Die Folge war eine diplomatische Überwerfung von der Leyens mit dem französischen Präsidenten Emmanuel Macron, der ihr die Schuld in die Schuhe schieben wollte, und ein ins Stocken geratender Prozess, weil mittendrin in Rumänien die Regierung stürzte. Von der Leyens Appell an Rumänien, möglichst rasch Ersatzkandidaten zu nennen, ging in dieser Phase nach hinten los: Die abgewählte Regierung nominierte in letzter Sekunde den ehemaligen Europaminister Victor Negrescu, wogegen der designierte neue Regierungschef Ludovic Orban sofort Sturm lief und noch am selben Abend eigene Vorschläge machte. Seit gestern steht nun fest, dass die EU-Abgeordnete Adina Valean das neue Ticket bekommt.

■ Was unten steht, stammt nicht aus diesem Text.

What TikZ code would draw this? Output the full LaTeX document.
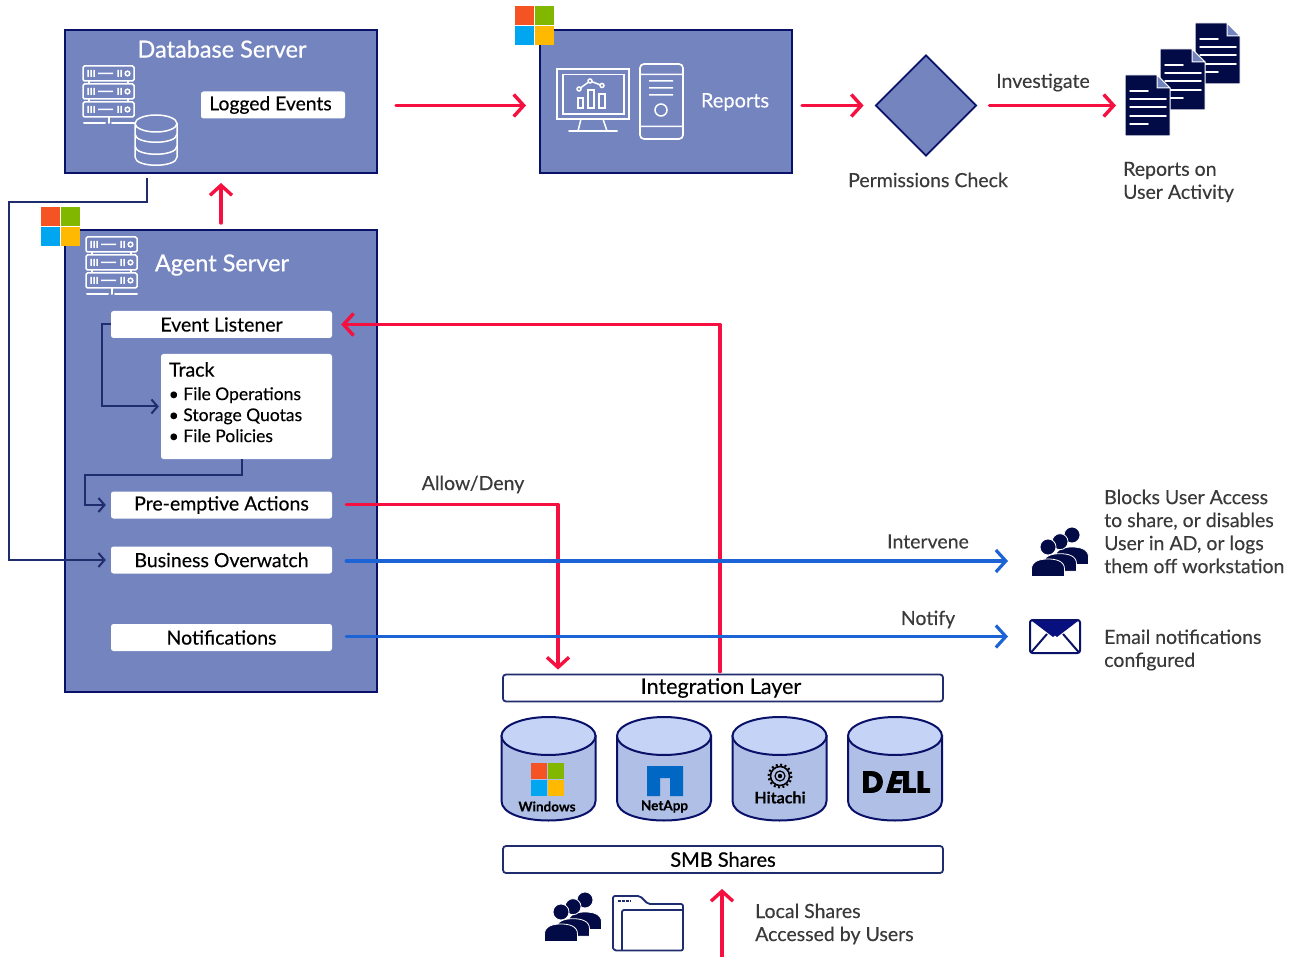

Als wäre das nicht genug, hat die Brexit-Verschiebung zur Folge, dass auch die Briten noch einen Kommissar vorschlagen müssen. Bisher nahm man an, dass der aktuelle Kommissar Julian King weiter im Amt bleiben könnte, nun hat Ursula von der Leyen aber darum gebeten, auch aus London eine Frau vorgeschlagen zu bekommen. Grüne und Sozialdemokraten wiesen mit Nachdruck darauf hin, dass die Parität eine „klare Bedingung“ für die Unterstützung sei. Alle Nachnominierten müssen nun die Hearings im Parlament passieren, die Rede ist von 14. und 18. November. Falls sich die Abstimmung in der November-Sitzung in knapp drei Wochen nicht ausgeht, kann Juncker erst am 1. Jänner in Pension gehen.

Wohnen im Elfenbeinturm

Solche Verzögerungen hat es auch bisher schon gegeben; allerdings muss die neue Präsidentin auch noch den Dossiers ihres Teams ein klares Profil geben, viele Themen erscheinen Beobachtern schwammig oder nicht ausgereift, etwa der „Green Deal“. Kritische Stimmen gibt es auch zu kleinen Details, etwa jenem, dass Ursula von der Leyen keine private Unterkunft in Brüssel haben wird, sondern in ein 25 Quadratmeter großes Zimmer im Kommissionsgebäude ziehen will. Was die einen als arbeitseifrig empfinden, sehen andere als „Rückzug in den Elfenbeinturm“.